Dulu,
hampir setiap hari kita bertemu. Hampir setiap hari kita bercakap. Walaupun
hanya melihatmu sejenak, setidaknya ada pertemuan. Namun, semua itu dulu, iya
itu dulu ketika kamu masih mengenakan sragam yang sama dengan sragamku
sekarang. saat kamu masih sering menyakitiku, dan kemudian kamu menjelaskan
dengan alasan yang kukira sama sekali tak masuk akal. Tapi ya entah kenapa aku
selalu mengiyakan alasan-alsanmu itu. semua itu kita lalui bersama. Aku dengan
kepercayaanku, dan kamu dengan kebohongan-kebohonganmu.
5
bulan terakhir ini kamu sudah tak lagi mengenakan sragam itu, kamu yang
sekarang sudah terlihat lebih dewasa dari kamu yang dulu. Saat ini, di sana
kamu dengan kesibukanmu, dan disini aku dengan rutinitasku. Jarak antara aku
dan kamu sekarang hanyalah sebuah angka yang tak mempunyai arti apa-apa karna
aku dan kamu mampu mempertahankan cinta kita. Kini, tak ada lagi hari hariku
dengan pertemuan itu denganmu. Bahkan seminggu sekalipun terkadang sulit untuk
kita realisasikan. Seolah olah kita sudah tak memiliki sebuah ruang special
untuk saling bersentuhan bahkan saling menatap sekalipun.

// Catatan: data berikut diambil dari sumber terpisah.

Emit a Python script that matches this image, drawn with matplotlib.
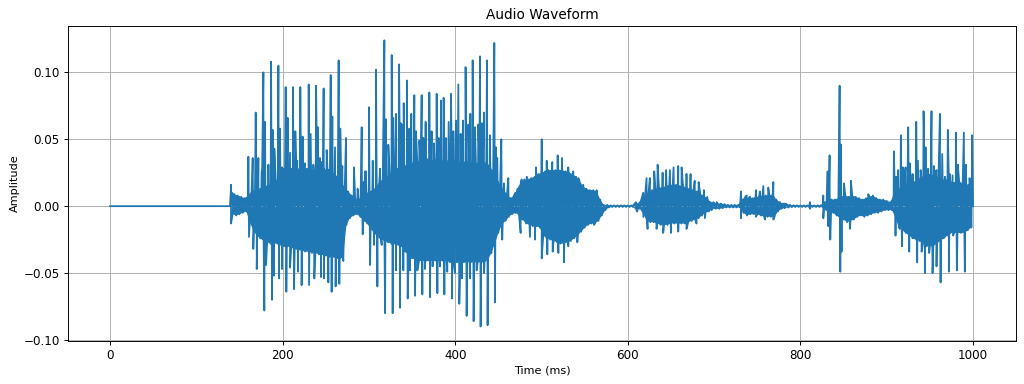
import numpy as np
import matplotlib
matplotlib.use("Agg")
import matplotlib.pyplot as plt

# Amplitudes are in thousandths; times in ms
silence_t = [0, 60, 139]
silence_a = [0, 0, 0]

core_hi_start, core_step = 140, 4
core_hi = [
    12, 9, 8, 7, 6, 8, 11, 12, 13, 14,
    15, 16, 17, 19, 21, 22, 23, 25, 26, 27,
    28, 27, 28, 28, 27, 28, 26, 28, 27, 26,
    24, 22, 18, 14, 11, 8, 6, 5, 7, 9,
    11, 12, 14, 18, 20, 22, 24, 26, 28, 30,
    30, 31, 32, 33, 34, 33, 34, 35, 34, 35,
    35, 34, 35, 34, 33, 34, 33, 34, 33, 34,
    33, 32, 33, 32, 33, 30, 26, 22, 16, 12,
    9, 6, 8, 13, 18, 20, 20, 21, 22, 24,
    25, 26, 27, 27, 27, 27, 27, 26, 25, 24,
    22, 19, 15, 13, 12, 12, 11, 5, 1, 1,
    .6, .6, .6, .6, .6, .6, .6, 2, 2, 6,
    8, 10, 12, 13, 14, 14, 15, 16, 16, 16,
    15, 15, 14, 13, 12, 11, 9, 8, 6, 3,
    2.5, 2, 2, 1.5, 1, 1, 1, 1, 5, 7,
    6, 6, 7, 7, 8, 8, 8, 9, 5, 3,
    2, 1.5, 1, .7, .6, .6, .6, .6, .6, .6,
    .6, .8, 3, 5, 5, 5, 6, 7, 8, 7,
    8, 7, 6, 5, 6, 7, 8, 6, 5, 5,
    4, 3, 8, 12, 14, 15, 16, 17, 18, 20,
    22, 22, 24, 24, 22, 22, 20, 20, 20, 18,
    18, 18, 17, 16, 16,
]
core_lo = [
    6, 7, 6, 5, 4, 12, 18, 22, 24, 26,
    27, 28, 28, 28, 29, 30, 30, 31, 32, 33,
    33, 34, 34, 35, 35, 36, 36, 37, 38, 38,
    39, 40, 38, 14, 9, 7, 6, 8, 11, 13,
    17, 20, 23, 25, 26, 27, 28, 28, 29, 30,
    34, 37, 39, 40, 41, 41, 41, 41, 41, 41,
    41, 41, 41, 42, 42, 42, 42, 42, 42, 42,
    42, 42, 42, 42, 40, 35, 28, 20, 14, 11,
    8, 6, 5, 7, 10, 13, 14, 15, 15, 16,
    22, 24, 25, 26, 27, 28, 28, 27, 26, 24,
    22, 19, 16, 14, 13, 13, 11, 7, 3, 1,
    .6, .6, .6, .6, .6, .6, .6, 3, 2, 6,
    11, 12, 12, 13, 14, 14, 14, 13, 13, 13,
    13, 13, 12, 11, 10, 9, 7, 5, 4, 2,
    2, 2, 1.5, 1, 1, 1, 1, 1, 5, 7,
    6, 6, 6, 7, 8, 8, 8, 8, 4, 2,
    1.5, 1, .7, .6, .6, .6, .6, .6, .6, .6,
    .6, .8, 3, 4, 5, 7, 9, 10, 12, 11,
    10, 8, 7, 8, 7, 6, 5, 5, 4, 3,
    3, 3, 8, 16, 18, 20, 22, 24, 25, 26,
    28, 30, 30, 30, 28, 26, 24, 22, 20, 20,
    20, 20, 20, 18, 16,
]

peak_t = [
    140.2, 160.3, 165.3, 168.8, 171.9, 177.7, 179.6, 186.6, 188.5, 190.4, 195.1, 197, 199.3,
    203.5, 205.9, 208.6, 212, 214.7, 217, 220.5, 223.2, 230.2, 232.5, 238.7, 241, 243.3,
    247.5, 251, 255.7, 257.6, 260.7, 264.9, 266.8, 269.2, 273.4, 282.7, 286.9,
    291.6, 293.9, 296.6, 300.1, 308.2, 317.9, 319.8, 326.4, 328.3, 334.9, 336.8, 340.3, 344.1,
    349.1, 352.6, 361.1, 365.7, 370, 378.5, 383.5, 386.6, 392.4, 395.1, 400.9, 403.6, 409, 412,
    417.5, 420.2, 428.7, 433.3, 436.8, 445.3, 447.2, 453.4, 456.5, 461.5,
    469.7, 477, 482.8, 493.6, 500.2, 506, 512.5, 518.7, 523.7, 531, 536.8, 542.6, 548.4, 556.1,
    563.8, 567.7, 609.4, 617.9, 621.7, 625.5, 630.6, 634.5, 640.3, 644.4, 648.8, 653, 658.4,
    662.3, 668, 672.7, 677.5, 682, 688.1, 692, 699, 703,
    731.1, 737.7, 741.6, 748.5, 753.1, 757, 762.8, 768.6, 776.3, 782, 811, 826.5, 831.5, 833.8,
    845.4, 846.9, 850.4, 858.5, 878.6, 908.3, 911, 916.4, 918.7, 924.9, 926.8, 934.2, 936.1,
    942.7, 945, 951.9, 954.5, 961.6, 964.3, 970.8, 973.2, 980.1, 982.4, 989.4, 991.7, 996, 999,
]
peak_a = [
    16, 37, 36, 70, 36, 100, 63, 108, 57, 43, 105, 58, 29,
    89, 66, 40, 89, 56, 34, 89, 52, 91, 54, 90, 59, 36,
    88, 42, 98, 67, 44, 109, 58, 30, 51, 29, 13,
    59, 18, 26, 74, 102, 124, 65, 113, 66, 106, 62, 77, 94,
    69, 83, 83, 63, 85, 84, 79, 81, 63, 84, 64, 91, 64, 104,
    69, 109, 112, 70, 109, 122, 44, 50, 17, 21,
    10, 20, 22, 29, 50, 34, 33, 38, 36, 29, 26, 21, 16, 12,
    12, 3, 3, 10, 21, 21, 26, 31, 25, 27, 27, 29, 30,
    29, 24, 24, 19, 18, 12, 7, 3, 3,
    11, 8, 7, 12, 11, 15, 14, 18, 3, 2, 3, 8, 26, 38,
    90, 46, 17, 19, 9, 41, 22, 53, 29, 59, 32, 63, 34,
    71, 44, 71, 30, 69, 39, 57, 24, 55, 31, 55, 31, 21, 53,
]
trough_t = [
    140.2, 161, 166, 170, 178.8, 180.8, 187.7, 190, 195.8, 199.3, 204.3, 208.6, 213.2, 217.8,
    222, 230.6, 236.7, 244.5, 247.9, 253, 256.8, 261.4, 265.7, 270.3,
    292.8, 301.3, 309.8, 318.7, 327.5, 336, 344.9, 353.4, 361.9, 370.8, 379.3, 387.4, 396.2,
    404.7, 413.2, 421.3, 429.4, 437.5, 446, 454.5, 459.6,
    475.8, 486.6, 492.4, 500.2, 506.7, 512.9, 519.5, 526, 531, 541.5, 548.4, 560.8, 565.8,
    611, 618, 622.9, 633.3, 641, 649.9, 658.4, 668, 679.6, 689.3, 697,
    731.1, 748.5, 758.9, 768.6, 811, 826.5, 832.3, 834.6, 846.2, 847.7, 857.4,
    910.2, 917.6, 926.1, 935.3, 944.2, 953.1, 962.4, 972, 981.3, 990.5, 998.2,
]
trough_a = [
    13, 23, 32, 47, 78, 44, 70, 52, 54, 47, 64, 46, 62, 49,
    59, 59, 54, 53, 54, 57, 64, 60, 58, 41,
    21, 44, 60, 80, 80, 76, 69, 67, 66, 68, 65, 66, 69,
    73, 82, 86, 90, 89, 72, 25, 9,
    20, 23, 25, 39, 36, 34, 35, 42, 30, 27, 15, 14, 8,
    4, 8, 17, 17, 20, 20, 19, 17, 13, 9, 3,
    9, 8, 10, 10, 2, 9, 15, 25, 49, 34, 17,
    22, 30, 34, 42, 50, 50, 57, 49, 48, 49, 15,
]
# Shorter strokes between the main spikes
minor_peak_t = [
    175.8, 183.5, 193.1, 201.6, 210.5, 219.4, 225.9, 235.6, 245.2, 253,
    295.5, 304.4, 312.9, 322.5, 331.4, 338.7, 346.8, 354.5, 358.4, 363, 372.7, 375.4, 380.8,
    389.3, 397.8, 406.3, 415.2, 422.9, 426.7, 430.6, 440.2, 448.7,
    913.3, 921.8, 930, 939.2, 948, 957.7, 967.4, 976.3, 985.5, 994.4,
]
minor_peak_a = [
    26, 31, 18, 28, 28, 28, 32, 31, 33, 27,
    26, 34, 28, 46, 69, 61, 58, 56, 49, 51, 56, 47, 51,
    51, 56, 54, 61, 59, 61, 62, 53, 36,
    27, 29, 24, 27, 28, 27, 22, 23, 17, 16,
]
minor_trough_t = [
    305.9, 314.8, 331.4, 339.9, 347.6, 356.1, 365, 373.8, 382.3, 390.8, 399.7, 407.8, 417.1,
    424.8, 433.3, 442.2,
    915.3, 923, 931.5, 940.4, 949.2, 957.7, 967.4, 977, 986.7,
]
minor_trough_a = [
    29, 29, 48, 48, 48, 48, 47, 45, 45, 49, 50, 54, 54,
    48, 50, 29,
    17, 18, 24, 34, 35, 45, 23, 22, 18,
]
end_t = [1000]
end_a = [0]

core_hi_t = np.array([core_hi_start + core_step * i for i in range(len(core_hi))], dtype=float)
core_lo_t = core_hi_t + 2
core_hi_a = np.array(core_hi) / 1000
core_lo_a = -np.array(core_lo) / 1000

time = np.concatenate([silence_t, core_hi_t, core_lo_t, peak_t, trough_t,
                       minor_peak_t, minor_trough_t, end_t])
amp = np.concatenate([np.array(silence_a) / 1000, core_hi_a, core_lo_a,
                      np.array(peak_a) / 1000, -np.array(trough_a) / 1000,
                      np.array(minor_peak_a) / 1000, -np.array(minor_trough_a) / 1000,
                      np.array(end_a) / 1000])
order = np.argsort(time, kind="stable")

fig, ax = plt.subplots(figsize=(12, 4.5), dpi=1024 / 12)
fig.subplots_adjust(left=68 / 1024, right=1016 / 1024, top=1 - 26 / 384, bottom=1 - 341 / 384)
line, = ax.plot(time[order], amp[order])
ax.fill(np.concatenate([core_hi_t, core_lo_t[::-1]]), np.concatenate([core_hi_a, core_lo_a[::-1]]),
        color=line.get_color(), linewidth=0)
ax.set_xlim(-48.7, 1049.8)
ax.set_ylim(-0.1008, 0.1347)
ax.set_title("Audio Waveform", fontsize=11.5)
ax.set_xlabel("Time (ms)", fontsize=9.5, labelpad=2.3)
ax.set_ylabel("Amplitude", fontsize=9.5, labelpad=2.5)
ax.grid(True)
fig.savefig("out.png", dpi=1024 / 12)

Ada kalanya aku ingin
mengeluh ketika rindu itu tak dapat aku sembuhkan dengan deretan huruf yang
sengaja kau berikan untuk menyembuhkan kerinduanku.
Aku
menatap langit langit rumah, lalu membayangkan jika kamu berada disampingku dan
kita saling merasakan hal yang sama, mungkin tak akan ada air mata yang
perlahan menetes ketika hanya abjad yang tersusun yang menguatkan kita, ketika
hanya suara yang terpantul dari benda kecil saat malam telah larut. Mungkin
kata rindu itu tak akan berkali-kali kita ucapkan. Terkadang aku memilih untuk
menyembunyikan kerinduanku dibalik rapalan namamu hanya agar kamu tak cemas dengan rasa rindu yang telah menjadi
candu tersendiri untuk rasaku.
Rasa
cemburu, rasa takut, rasa cemas, rasa ragu itu sering muncul dan menikam hebat
otakku dan merobek kepercayaanku secara ganas. Semua kesibukanmu yang tak
kumengerti terkadang membuatku ragu denganmu. Kamu yang berada di sana dengan
orang-orang yang tak satupun aku mengenalnya membuat rasa cemburu itu semakin
menjadi.
Tak
ada yang salah dengan jarak ini. Aku dan kamu belajar untuk menjalani semua ini
dengan jarak yang ada. Menjalani dengan keyakinan yang ada pada diri kita
masing-masing. Kamu dengan teman barumu yang terkadang aku mencemburuinya. Dan
aku dengan cerita yang masih sama.
Aku
hanya berharap, disela kesibukan yang kita jalani saat ini masih ada celah
untuk kita menyandarkan rindu walau tanpa pertemuan. Walau hanya deretan abjad
ataupun gema suara yang sekedar untuk mengingatkan makan, bertanya kabar, atau
mengingatkan untuk menjalankan kewajiban yang sering kali kita lupakan.
Dari
wanitamu yang sangat merindukanmu,
Wanita
yang sering kali mengeluh atas kerinduanya,
Wanita
yang sedang berusaha mempercayaimu kembali.